More than 71,000 people rode the Tsim Sha Tsui to Central route daily in 1994, Star Ferry general manager Johnny Leung Tak-hing said. After the Western Harbour Tunnel was built in 1998 numbers went down to 58,000 a day, falling further to 39,000 when the Central piers were moved to their present spot outside the IFC.

"I hope [the Star Ferry] can survive. This is an important piece of Hongkongers' collective memory … I hope Hongkongers will start to cherish the harbour," Leung said.

Harbourfront Commission chairman Nicholas Brooke firmly believes the waterfront belongs to Hong Kong people.

And there is hope for its preservation, with the Protection of the Harbour Ordinance deeming it "a special public asset and a natural heritage", and enshrining "a presumption against reclamation in the harbour".

A Court of Final Appeal judgment in 2004 also stipulated that reclamation would be permitted only if an "overriding public need" was proven. "We are talking about bringing the harbour to the people, and the people to the harbour. It's a community asset," said Brooke.

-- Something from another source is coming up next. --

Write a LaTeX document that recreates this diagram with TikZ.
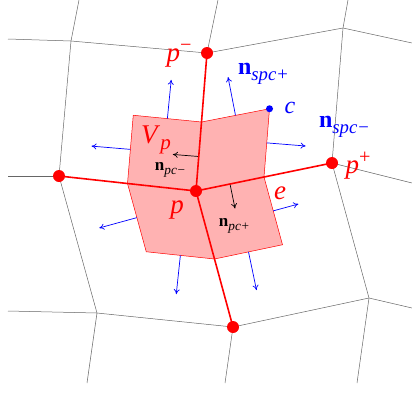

"At the moment, it's very difficult to get to the harbour, and when you do get there, it's hard to walk along it."

With the waterfront on both sides totalling 73km "clearly there is a chance to do something for everybody," Brooke said.

"In many ways, I think it's the soul of Hong Kong. It's beating. It's the jewel in the crown. That is what we seek to bring out in all the initiatives that we are planning around the waterfront. What we want to develop is a sense of ownership."